The story of how Richard and his knowing wife Oracene “Brandy” Price (Aunjanue Ellis) raised a family of seven in Compton and made their daughters world-famous would seem unbelievable if it wasn’t true and screenwriter Zach Baylin knows embellishment isn’t necessary for such a genuine story. He wisely presents it all with a straight-forward earnestness. That style is matched by director Reinaldo Marcus Green who shines the light on character throughout, and not only coaxes fantastic performances out of Smith and Ellis, but of the young actresses playing the Williams’ kids here, particularly Saniyya Sidney as Venus and Demi Singleton as Serena. 

KING  RICHARD concentrates on just a few years in the Williams’ lives, the early years, while Venus and Serena were still in grade school and starting to make a name for themselves in the junior tennis world. They love the game and have a love for life too. Still, their dad pushes them, constantly philosophizing about what it takes to be successful, and often pushing them in ways that would raise anyone’s eyebrows. Do they need to practice in the rain? Of course not, but Richard surmises that soggy tennis balls will help them learn to hit in all kinds of environments and conditions. 

At times, the film showcases Richard as a loving dad and clever teacher, but it also shows him as endlessly stubborn, chatty, and acting like a bit of a know-it-all. When he tries to bulldoze the professional tennis coaches to bend to his ways, he starts to verge on the unlikable, but Smith underplays Richard’s worst traits and keeps us on his side. It also helps that Baylin has many of Richard’s foils sass Richard back, from his wife to his family to legendary tennis coaches Paul Cohen (Tony Goldwyn) and Rick Macci (Jon Bernthal). 

Not surprisingly, Smith is getting plenty of Oscar buzz, but Ellis, Sidney and Singleton should be contenders for the final five in the supporting category as well. The two young girls are all the more impressive in their accomplishments for having to not only convince us that they’re good tennis players running around the court, but they’re imitating the way Venus and Serena play too. It’s an incredible accomplishment. 

The film shows the Williams family fighting the prejudice of a Compton family making its way into country clubs and tennis tourneys, but Green doesn’t overdo the drama. He echoes the positive energy of what all of the Williams family brought to every endeavor and you’ll find yourself cheering them on even before the girls get into their various tennis matches.

And yet, Green delivers one helluva action scene in the third act, dare I say acing the set-piece, when Venus gets to show her stuff in the finals of a junior tournament. It’s thrilling, tense, and moving as she struggles to handle the pressure, and her family matches her emotions every point of the match. Green even manages to keep a lot of it funny with Smith’s comic asides, as well as the fretting of Macci in the stands. (Bernthal is one of the best character actors working today and he’s a delight here.) 

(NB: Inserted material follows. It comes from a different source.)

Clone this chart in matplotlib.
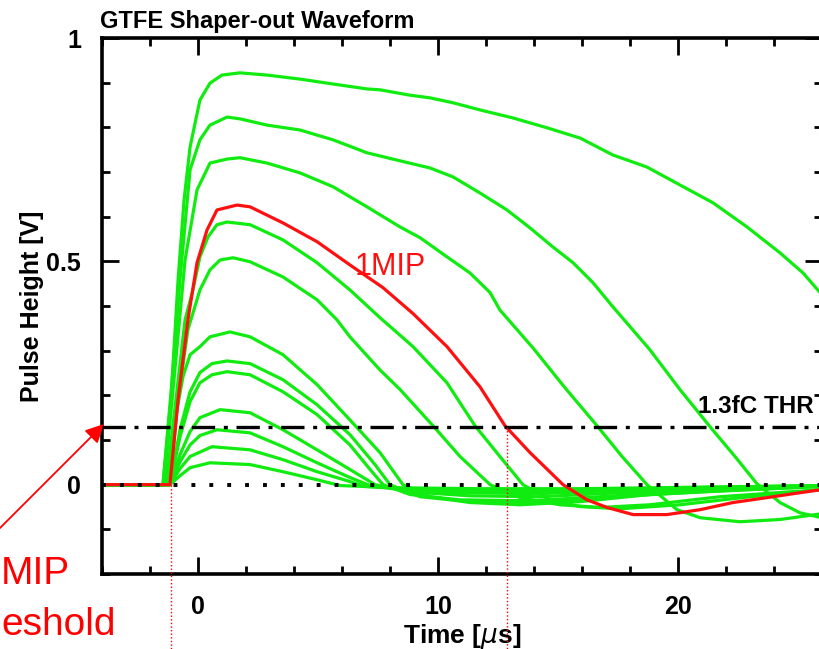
import matplotlib
matplotlib.use("Agg")
import matplotlib.pyplot as plt

# waveform traces: time [us], height [V]
t_g1 = [-4.0, -1.46, -1.125, -0.83, -0.58, -0.33, 0.08, 0.5, 1.0, 1.75, 2.875, 4.25, 5.625, 7.04, 7.58,
        8.83, 9.67, 10.625, 11.75, 13.125, 14.54, 15.92, 17.29, 18.71, 20.08, 21.46, 22.875, 24.25, 25.21, 26.0]
v_g1 = [0, 0, 0.190, 0.459, 0.638, 0.756, 0.861, 0.899, 0.917, 0.922, 0.917, 0.908, 0.897, 0.886, 0.884,
        0.872, 0.866, 0.855, 0.839, 0.821, 0.799, 0.776, 0.738, 0.711, 0.671, 0.631, 0.577, 0.519, 0.474, 0.425]

t_g2 = [-4.0, -1.46, -1.08, -0.75, -0.33, 0.08, 0.5, 1.21, 1.75, 2.875, 4.25, 5.625, 7.04, 8.42, 9.67, 10.625,
        11.75, 12.875, 13.83, 14.79, 15.625, 16.46, 17.29, 18.83, 20.08, 21.33, 22.375, 23.29, 24.25, 25.08, 26.0]
v_g2 = [0, 0, 0.235, 0.459, 0.705, 0.772, 0.805, 0.823, 0.819, 0.805, 0.794, 0.772, 0.743, 0.725, 0.709, 0.689,
        0.653, 0.615, 0.575, 0.532, 0.497, 0.452, 0.398, 0.302, 0.213, 0.130, 0.063, 0.002, -0.040, -0.063, -0.074]

t_g3 = [-4.0, -1.42, -1.0, -0.54, -0.04, 0.5, 1.21, 1.75, 2.875, 4.25, 5.625, 7.04, 8.42, 9.25, 10.375, 11.33,
        12.17, 12.58, 13.96, 15.29, 16.625, 17.67, 18.71, 19.96, 20.92, 22.58, 24.25, 26.0]
v_g3 = [0, 0, 0.235, 0.503, 0.660, 0.720, 0.729, 0.732, 0.720, 0.698, 0.667, 0.622, 0.577, 0.553, 0.510, 0.474,
        0.430, 0.391, 0.306, 0.217, 0.132, 0.063, 0, -0.056, -0.074, -0.083, -0.078, -0.065]

# 1 MIP pulse (red)
t_mip = [-4.0, -1.17, -0.83, -0.42, -0.04, 0.375, 0.79, 1.625, 2.17, 3.54, 4.96, 6.33, 7.71, 8.96, 10.375,
         11.75, 12.79, 13.83, 15.21, 16.21, 17.04, 18.125, 19.54, 20.92, 22.29, 23.71, 25.08, 26.0]
v_mip = [0, 0, 0.190, 0.369, 0.497, 0.570, 0.615, 0.626, 0.622, 0.586, 0.544, 0.492, 0.441, 0.383, 0.309,
         0.219, 0.132, 0.072, 0, -0.034, -0.051, -0.067, -0.067, -0.056, -0.040, -0.029, -0.018, -0.011]

t_g5 = [-4.0, -1.33, -0.92, -0.54, -0.21, 0.08, 0.42, 0.79, 1.21, 2.17, 3.54, 4.96, 6.33, 7.58, 8.96, 10.375,
        11.54, 12.58, 13.54, 14.67, 15.92, 17.58, 20.08, 23.0, 26.0]
v_g5 = [0, 0, 0.190, 0.369, 0.436, 0.510, 0.555, 0.582, 0.588, 0.582, 0.548, 0.497, 0.436, 0.374, 0.309, 0.228,
        0.132, 0.063, 0, -0.034, -0.049, -0.054, -0.045, -0.027, -0.011]

t_g6 = [-4.0, -1.25, -0.83, -0.42, 0.08, 0.5, 0.92, 1.46, 2.17, 3.54, 4.96, 5.79, 6.33, 7.58, 8.42, 9.79,
        10.92, 12.17, 13.42, 15.08, 16.75, 18.83, 21.75, 26.0]
v_g6 = [0, 0, 0.190, 0.347, 0.436, 0.481, 0.503, 0.508, 0.499, 0.465, 0.414, 0.369, 0.331, 0.257, 0.213, 0.132,
        0.063, 0, -0.029, -0.045, -0.051, -0.045, -0.027, -0.011]

t_g7 = [-4.0, -1.17, -0.875, -0.625, -0.33, 0.08, 0.5, 1.33, 2.17, 3.54, 4.96, 6.33, 7.58, 8.54, 9.67, 11.33,
        13.42, 15.92, 18.83, 23.0, 26.0]
v_g7 = [0, 0, 0.168, 0.242, 0.291, 0.309, 0.331, 0.342, 0.331, 0.291, 0.224, 0.145, 0.072, 0, -0.027, -0.040,
        -0.045, -0.038, -0.022, -0.011, -0.004]

t_g8 = [-4.0, -1.17, -0.75, -0.33, 0.08, 0.58, 1.21, 2.17, 3.54, 4.96, 6.33, 7.375, 8.0, 9.25, 11.33, 13.83,
        16.75, 20.92, 26.0]
v_g8 = [0, 0, 0.123, 0.208, 0.251, 0.271, 0.277, 0.271, 0.235, 0.179, 0.112, 0.045, 0, -0.027, -0.038, -0.040,
        -0.029, -0.016, -0.004]

t_g9 = [-4.0, -1.17, -0.75, -0.33, 0.08, 0.58, 1.21, 2.17, 3.54, 4.96, 6.33, 7.17, 7.71, 8.83, 10.92, 13.83,
        16.75, 20.92, 26.0]
v_g9 = [0, 0, 0.107, 0.186, 0.228, 0.246, 0.253, 0.246, 0.208, 0.157, 0.089, 0.034, 0, -0.022, -0.034, -0.036,
        -0.027, -0.013, -0.002]

t_g10 = [-4.0, -1.17, -0.75, -0.33, 0.08, 0.92, 2.17, 3.54, 4.96, 6.33, 7.375, 8.83, 11.33, 14.25, 17.58, 21.75, 26.0]
v_g10 = [0, 0, 0.067, 0.119, 0.150, 0.168, 0.161, 0.123, 0.078, 0.034, 0, -0.016, -0.025, -0.027, -0.018, -0.009, -0.002]

t_g11 = [-4.0, -1.17, -0.75, -0.33, 0.08, 0.79, 2.17, 3.54, 4.96, 6.33, 7.17, 8.42, 10.92, 14.25, 18.42, 26.0]
v_g11 = [0, 0, 0.051, 0.089, 0.110, 0.123, 0.116, 0.085, 0.049, 0.016, -0.002, -0.011, -0.018, -0.020, -0.011, -0.002]

t_g12 = [-4.0, -1.17, -0.75, -0.33, 0.58, 2.17, 3.54, 4.96, 6.33, 6.96, 8.42, 11.33, 15.08, 20.08, 26.0]
v_g12 = [0, 0, 0.036, 0.063, 0.085, 0.078, 0.056, 0.029, 0.007, -0.004, -0.009, -0.013, -0.013, -0.007, -0.002]

t_g13 = [-4.0, -1.17, -0.75, -0.33, 0.5, 2.17, 3.54, 4.96, 5.92, 8.42, 11.75, 15.92, 26.0]
v_g13 = [0, 0, 0.020, 0.038, 0.049, 0.045, 0.029, 0.011, -0.002, -0.007, -0.009, -0.009, -0.002]

green_traces = [(t_g1, v_g1), (t_g2, v_g2), (t_g3, v_g3), (t_g5, v_g5), (t_g6, v_g6), (t_g7, v_g7),
                (t_g8, v_g8), (t_g9, v_g9), (t_g10, v_g10), (t_g11, v_g11), (t_g12, v_g12), (t_g13, v_g13)]

thr = 0.13             # 1.3 fC threshold [V]
marks_t = [-1.125, 12.875]   # start / threshold crossing of the 1 MIP pulse
marks_v = [0.0, 0.13]

FONT = "Liberation Sans"

fig = plt.figure(figsize=(8.2, 6.49), dpi=100)
ax = fig.add_axes([102 / 820, 1 - 574 / 649, 720 / 820, 536 / 649])

for t, v in green_traces:
    ax.plot(t, v, color="#10ec10", lw=2.3, solid_joinstyle="round", zorder=2)
ax.plot(t_mip, v_mip, color="#ff1010", lw=2.3, solid_joinstyle="round", zorder=3)

ax.axhline(0, color="black", lw=2.8, linestyle=(0, (1.0, 3.6)), zorder=5)
ax.axhline(thr, color="black", lw=2.4, linestyle=(0, (7.0, 2.6, 1.2, 2.6)), zorder=5)

# red dotted markers running down past the axis
for mt, mv in zip(marks_t, marks_v):
    ax.plot([mt, mt], [mv, -0.37], color="red", lw=1.0, linestyle=(0, (1, 1.6)),
            clip_on=False, zorder=6)

ax.set_xlim(-4, 26)
ax.set_ylim(-0.2, 1.0)
ax.set_xticks([0, 10, 20])
ax.set_xticks(range(-4, 27, 2), minor=True)
ax.set_yticks([0, 0.5, 1])
ax.set_yticklabels(["0", "0.5", "1"])
ax.set_yticks([-0.2 + 0.1 * i for i in range(13)], minor=True)
ax.tick_params(which="both", direction="in", top=True, right=True, width=2)
ax.tick_params(which="major", length=12, labelsize=18)
ax.tick_params(axis="x", which="major", pad=15)
ax.tick_params(axis="y", which="major", pad=15)
ax.tick_params(which="minor", length=6)
for lab in ax.get_xticklabels() + ax.get_yticklabels():
    lab.set_fontfamily(FONT)
    lab.set_fontweight("bold")
for sp in ax.spines.values():
    sp.set_linewidth(2.6)

ax.set_xlabel("Time [$\\mu$s]", fontsize=19, fontweight="bold", family=FONT, labelpad=2)
ax.set_ylabel("Pulse Height [V]", fontsize=18, fontweight="bold", family=FONT, labelpad=2)
fig.text(100 / 820, 1 - 28 / 649, "GTFE Shaper-out Waveform", fontsize=17, fontweight="bold",
         family=FONT, ha="left", va="baseline")

ax.text(6.54, 0.47, "1MIP", color="#ff1010", fontsize=22, family=FONT, ha="left", va="baseline")
ax.text(20.85, 0.161, "1.3fC THR", color="black", fontsize=17.5, fontweight="bold", family=FONT,
        ha="left", va="baseline")

# arrow + the visible part of the left-hand label
ax.annotate("", xy=(104 / 820, 1 - 424 / 649), xytext=(-4 / 820, 1 - 532 / 649),
            xycoords="figure fraction", textcoords="figure fraction",
            arrowprops=dict(arrowstyle="-|>", color="red", lw=1.3, mutation_scale=28,
                            shrinkA=0, shrinkB=0))
fig.text(1 / 820, 1 - 584 / 649, "MIP", color="red", fontsize=28, family=FONT,
         ha="left", va="baseline")
fig.text(1 / 820, 1 - 635 / 649, "eshold", color="red", fontsize=28, family=FONT,
         ha="left", va="baseline")

fig.savefig("out.png", dpi=100)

I wish we got to know the rest of the Williams kids some more, and at times, a few of Green’s music cues play heavy-handedly. The film is long too and could’ve used some trimming here and there. But, by and large, this is a delightful film that comes as an early Christmas gift for audiences, simultaneously showing in theaters and on HBOMax. The film even manages to come across as an antidote to a cinematic world far too thick with superhero franchises. For real-life heroics, observe what the Williams’ girl do here with their rackets. Thor’s hammer just can’t compete.